§ **WHAT YOU SHOULD DO**
From the listing below, restate word for word the lines from the line containing "Emit a Python" down through the line containing "import plotly.graph_objects as go". Exclude pictures.
• • • • •
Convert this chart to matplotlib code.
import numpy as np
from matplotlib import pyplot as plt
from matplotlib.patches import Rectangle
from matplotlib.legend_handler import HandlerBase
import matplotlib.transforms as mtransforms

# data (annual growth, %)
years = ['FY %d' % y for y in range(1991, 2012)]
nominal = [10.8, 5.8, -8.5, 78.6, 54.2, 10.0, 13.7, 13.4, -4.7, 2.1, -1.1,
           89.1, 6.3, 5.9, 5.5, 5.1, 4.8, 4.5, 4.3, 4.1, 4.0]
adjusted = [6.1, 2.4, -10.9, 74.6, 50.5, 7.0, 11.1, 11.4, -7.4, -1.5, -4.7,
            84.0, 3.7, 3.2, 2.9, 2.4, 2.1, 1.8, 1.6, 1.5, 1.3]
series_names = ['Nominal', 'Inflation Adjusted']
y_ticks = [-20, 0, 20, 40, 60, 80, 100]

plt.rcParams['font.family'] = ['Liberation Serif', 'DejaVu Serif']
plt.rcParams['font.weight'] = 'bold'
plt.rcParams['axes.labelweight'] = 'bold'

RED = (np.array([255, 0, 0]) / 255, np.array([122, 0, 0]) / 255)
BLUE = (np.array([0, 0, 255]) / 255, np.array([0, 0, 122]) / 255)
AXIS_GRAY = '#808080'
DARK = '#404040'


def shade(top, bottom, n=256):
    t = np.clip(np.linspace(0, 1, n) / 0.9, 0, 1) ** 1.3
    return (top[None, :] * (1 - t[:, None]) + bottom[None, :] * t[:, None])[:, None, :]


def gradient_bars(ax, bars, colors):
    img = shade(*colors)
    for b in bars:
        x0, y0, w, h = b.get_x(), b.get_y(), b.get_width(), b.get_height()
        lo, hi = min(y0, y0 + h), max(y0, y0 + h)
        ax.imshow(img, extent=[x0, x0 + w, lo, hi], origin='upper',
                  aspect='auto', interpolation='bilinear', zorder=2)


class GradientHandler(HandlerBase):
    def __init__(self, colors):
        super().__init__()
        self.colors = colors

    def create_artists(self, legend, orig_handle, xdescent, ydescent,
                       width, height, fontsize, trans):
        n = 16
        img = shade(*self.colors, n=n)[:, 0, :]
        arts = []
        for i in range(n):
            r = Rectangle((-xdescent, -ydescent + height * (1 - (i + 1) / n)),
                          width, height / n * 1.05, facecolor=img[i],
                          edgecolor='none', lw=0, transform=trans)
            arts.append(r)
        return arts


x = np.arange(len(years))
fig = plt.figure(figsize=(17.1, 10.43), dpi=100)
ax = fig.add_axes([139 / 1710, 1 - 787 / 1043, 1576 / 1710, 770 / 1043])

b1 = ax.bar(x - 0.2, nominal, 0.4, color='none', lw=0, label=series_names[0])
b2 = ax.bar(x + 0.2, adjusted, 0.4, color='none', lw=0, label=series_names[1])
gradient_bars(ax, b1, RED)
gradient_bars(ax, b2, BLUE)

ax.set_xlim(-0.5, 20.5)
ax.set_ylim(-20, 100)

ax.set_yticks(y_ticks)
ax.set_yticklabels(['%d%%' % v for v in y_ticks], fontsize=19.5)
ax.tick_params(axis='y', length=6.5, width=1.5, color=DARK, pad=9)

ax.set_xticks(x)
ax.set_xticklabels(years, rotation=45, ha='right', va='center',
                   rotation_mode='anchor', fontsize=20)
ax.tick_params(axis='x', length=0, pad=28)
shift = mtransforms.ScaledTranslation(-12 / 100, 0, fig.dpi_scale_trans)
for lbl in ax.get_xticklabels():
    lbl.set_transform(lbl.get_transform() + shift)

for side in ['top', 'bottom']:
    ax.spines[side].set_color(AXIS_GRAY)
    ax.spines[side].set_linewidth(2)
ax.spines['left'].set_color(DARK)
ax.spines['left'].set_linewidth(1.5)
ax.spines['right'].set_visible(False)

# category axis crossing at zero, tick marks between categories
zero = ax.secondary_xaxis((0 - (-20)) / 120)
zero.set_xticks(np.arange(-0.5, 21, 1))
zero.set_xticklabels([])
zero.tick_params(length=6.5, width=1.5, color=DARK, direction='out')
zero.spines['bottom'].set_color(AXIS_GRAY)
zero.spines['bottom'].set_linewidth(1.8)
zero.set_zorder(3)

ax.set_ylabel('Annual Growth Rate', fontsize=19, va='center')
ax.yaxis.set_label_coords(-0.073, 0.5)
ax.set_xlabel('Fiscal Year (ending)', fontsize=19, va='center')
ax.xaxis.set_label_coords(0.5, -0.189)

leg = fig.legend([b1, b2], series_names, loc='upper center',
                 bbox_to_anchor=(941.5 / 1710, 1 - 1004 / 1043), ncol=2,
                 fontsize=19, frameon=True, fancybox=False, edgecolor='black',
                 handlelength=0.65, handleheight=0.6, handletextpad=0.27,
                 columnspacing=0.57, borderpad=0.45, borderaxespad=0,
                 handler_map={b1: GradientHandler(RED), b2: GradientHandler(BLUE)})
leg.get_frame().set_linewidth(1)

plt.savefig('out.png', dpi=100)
• • • • •
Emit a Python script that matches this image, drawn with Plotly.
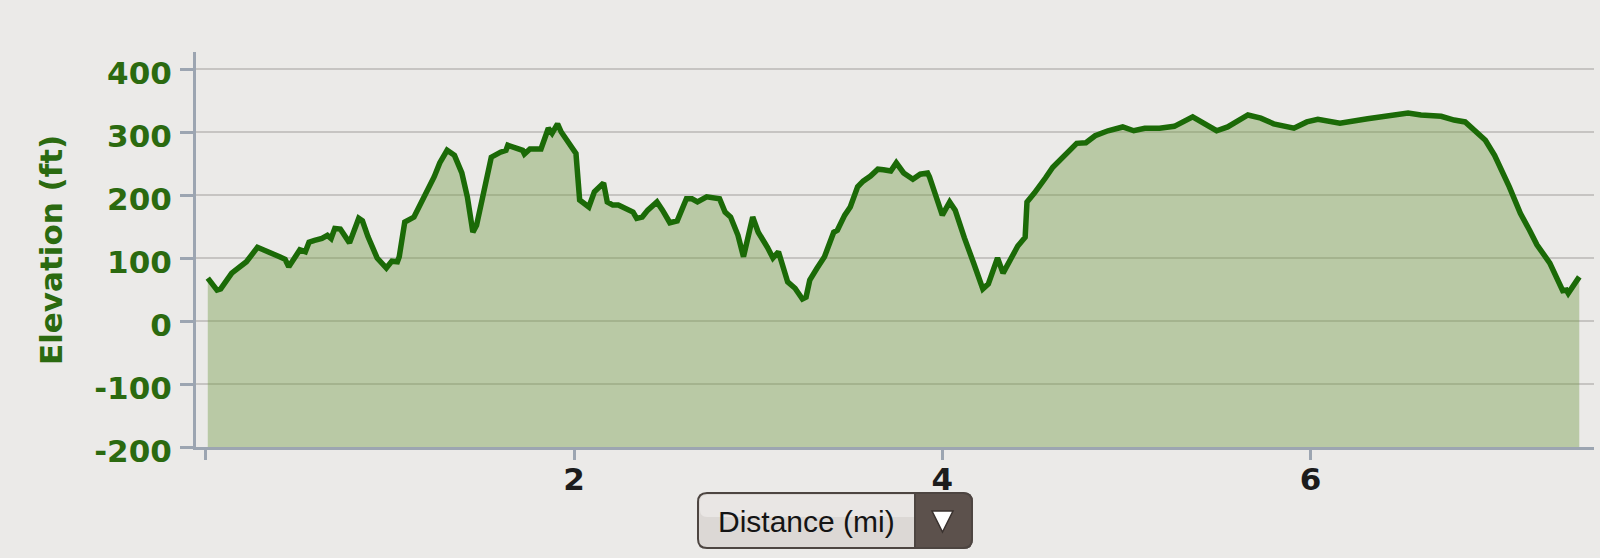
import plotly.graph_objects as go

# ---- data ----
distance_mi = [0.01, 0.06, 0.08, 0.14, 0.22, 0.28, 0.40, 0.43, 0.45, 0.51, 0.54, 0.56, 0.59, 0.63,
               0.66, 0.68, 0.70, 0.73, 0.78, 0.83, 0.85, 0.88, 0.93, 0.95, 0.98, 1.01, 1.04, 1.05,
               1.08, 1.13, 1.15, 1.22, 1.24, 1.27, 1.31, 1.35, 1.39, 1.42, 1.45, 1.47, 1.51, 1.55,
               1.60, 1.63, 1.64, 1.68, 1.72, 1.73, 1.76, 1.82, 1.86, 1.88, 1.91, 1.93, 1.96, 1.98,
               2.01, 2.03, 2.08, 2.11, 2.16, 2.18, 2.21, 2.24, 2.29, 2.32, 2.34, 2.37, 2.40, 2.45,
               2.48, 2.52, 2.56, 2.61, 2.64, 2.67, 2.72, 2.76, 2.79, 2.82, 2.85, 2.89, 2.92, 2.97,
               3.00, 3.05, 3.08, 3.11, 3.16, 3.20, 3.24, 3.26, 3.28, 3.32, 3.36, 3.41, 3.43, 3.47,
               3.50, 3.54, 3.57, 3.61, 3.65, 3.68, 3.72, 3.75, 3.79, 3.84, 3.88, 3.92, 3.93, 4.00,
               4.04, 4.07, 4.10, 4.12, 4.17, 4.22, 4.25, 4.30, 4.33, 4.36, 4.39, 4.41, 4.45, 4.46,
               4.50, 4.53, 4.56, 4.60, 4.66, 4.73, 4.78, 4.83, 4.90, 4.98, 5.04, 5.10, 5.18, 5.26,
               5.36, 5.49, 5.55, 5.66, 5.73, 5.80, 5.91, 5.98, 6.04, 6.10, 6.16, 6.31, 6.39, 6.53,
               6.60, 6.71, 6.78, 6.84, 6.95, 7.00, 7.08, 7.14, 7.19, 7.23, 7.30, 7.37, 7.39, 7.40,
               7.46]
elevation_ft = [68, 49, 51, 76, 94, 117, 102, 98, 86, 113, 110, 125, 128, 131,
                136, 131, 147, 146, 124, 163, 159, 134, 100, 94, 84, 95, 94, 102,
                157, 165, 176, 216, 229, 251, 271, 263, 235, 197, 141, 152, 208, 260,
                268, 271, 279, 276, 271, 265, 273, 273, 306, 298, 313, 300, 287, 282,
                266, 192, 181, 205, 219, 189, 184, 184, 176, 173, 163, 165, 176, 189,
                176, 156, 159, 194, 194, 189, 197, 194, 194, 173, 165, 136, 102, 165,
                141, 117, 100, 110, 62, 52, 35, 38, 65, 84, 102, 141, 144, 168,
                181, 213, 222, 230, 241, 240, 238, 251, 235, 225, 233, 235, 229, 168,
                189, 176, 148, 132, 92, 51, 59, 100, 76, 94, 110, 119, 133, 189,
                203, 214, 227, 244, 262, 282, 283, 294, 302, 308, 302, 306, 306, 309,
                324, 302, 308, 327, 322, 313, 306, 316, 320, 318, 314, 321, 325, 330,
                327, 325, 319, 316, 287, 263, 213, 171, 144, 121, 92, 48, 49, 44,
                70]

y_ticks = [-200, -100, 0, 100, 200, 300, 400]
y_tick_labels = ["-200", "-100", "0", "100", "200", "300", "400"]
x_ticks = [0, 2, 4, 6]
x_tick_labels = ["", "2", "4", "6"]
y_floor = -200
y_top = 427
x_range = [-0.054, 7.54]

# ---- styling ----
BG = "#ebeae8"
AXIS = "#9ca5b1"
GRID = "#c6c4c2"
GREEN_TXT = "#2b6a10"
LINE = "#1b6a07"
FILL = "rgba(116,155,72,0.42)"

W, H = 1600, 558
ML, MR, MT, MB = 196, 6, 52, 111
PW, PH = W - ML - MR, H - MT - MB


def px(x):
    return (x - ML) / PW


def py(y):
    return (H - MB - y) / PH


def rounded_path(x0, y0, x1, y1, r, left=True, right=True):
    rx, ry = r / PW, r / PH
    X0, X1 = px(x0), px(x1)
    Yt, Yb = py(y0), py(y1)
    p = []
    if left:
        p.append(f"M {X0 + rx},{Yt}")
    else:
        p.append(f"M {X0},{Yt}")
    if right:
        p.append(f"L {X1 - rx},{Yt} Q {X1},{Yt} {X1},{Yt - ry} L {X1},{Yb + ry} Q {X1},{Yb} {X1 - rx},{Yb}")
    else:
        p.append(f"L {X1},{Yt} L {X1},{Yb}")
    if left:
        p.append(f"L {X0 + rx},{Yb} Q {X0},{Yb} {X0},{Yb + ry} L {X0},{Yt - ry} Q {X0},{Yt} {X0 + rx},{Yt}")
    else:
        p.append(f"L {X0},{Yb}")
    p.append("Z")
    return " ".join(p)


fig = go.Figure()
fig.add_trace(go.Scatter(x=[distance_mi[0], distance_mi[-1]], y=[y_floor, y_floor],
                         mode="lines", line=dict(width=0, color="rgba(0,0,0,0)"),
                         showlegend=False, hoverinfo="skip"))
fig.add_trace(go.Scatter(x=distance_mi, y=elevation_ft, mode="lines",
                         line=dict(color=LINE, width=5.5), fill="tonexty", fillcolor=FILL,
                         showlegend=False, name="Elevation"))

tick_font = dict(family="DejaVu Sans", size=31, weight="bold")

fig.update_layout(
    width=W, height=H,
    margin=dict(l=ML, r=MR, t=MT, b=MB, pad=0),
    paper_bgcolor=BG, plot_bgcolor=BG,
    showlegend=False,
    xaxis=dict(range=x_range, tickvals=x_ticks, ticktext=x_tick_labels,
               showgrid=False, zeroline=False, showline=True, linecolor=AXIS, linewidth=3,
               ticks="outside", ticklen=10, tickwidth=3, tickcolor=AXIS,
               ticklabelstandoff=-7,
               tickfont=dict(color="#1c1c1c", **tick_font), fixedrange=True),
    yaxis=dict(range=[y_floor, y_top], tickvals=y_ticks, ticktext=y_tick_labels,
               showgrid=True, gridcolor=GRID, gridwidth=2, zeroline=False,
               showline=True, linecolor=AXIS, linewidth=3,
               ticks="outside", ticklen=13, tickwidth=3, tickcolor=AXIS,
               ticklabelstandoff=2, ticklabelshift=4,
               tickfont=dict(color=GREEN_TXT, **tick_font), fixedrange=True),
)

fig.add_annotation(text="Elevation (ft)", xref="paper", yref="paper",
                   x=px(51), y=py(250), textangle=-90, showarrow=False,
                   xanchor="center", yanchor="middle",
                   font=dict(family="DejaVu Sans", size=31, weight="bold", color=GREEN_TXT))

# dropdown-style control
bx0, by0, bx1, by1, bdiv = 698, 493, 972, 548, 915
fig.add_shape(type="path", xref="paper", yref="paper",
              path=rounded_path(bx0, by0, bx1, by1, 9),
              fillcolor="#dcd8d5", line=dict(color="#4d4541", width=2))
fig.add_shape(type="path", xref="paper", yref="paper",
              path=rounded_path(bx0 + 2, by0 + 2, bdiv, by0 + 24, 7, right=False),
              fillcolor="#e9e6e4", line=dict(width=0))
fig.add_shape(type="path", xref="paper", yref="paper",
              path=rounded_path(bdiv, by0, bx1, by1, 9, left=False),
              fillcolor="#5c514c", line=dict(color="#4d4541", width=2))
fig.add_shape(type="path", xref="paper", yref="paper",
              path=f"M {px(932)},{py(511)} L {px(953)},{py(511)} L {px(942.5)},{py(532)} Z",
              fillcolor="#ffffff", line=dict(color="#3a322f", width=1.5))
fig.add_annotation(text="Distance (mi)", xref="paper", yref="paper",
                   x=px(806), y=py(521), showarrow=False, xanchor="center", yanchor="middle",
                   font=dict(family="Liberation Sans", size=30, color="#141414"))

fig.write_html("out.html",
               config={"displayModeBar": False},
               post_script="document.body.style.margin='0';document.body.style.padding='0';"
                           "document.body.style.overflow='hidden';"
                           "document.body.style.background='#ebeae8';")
• • • • •
§ **SOLUTION FOR THIS TASK**
Emit a Python script that matches this image, drawn with Plotly.
import plotly.graph_objects as go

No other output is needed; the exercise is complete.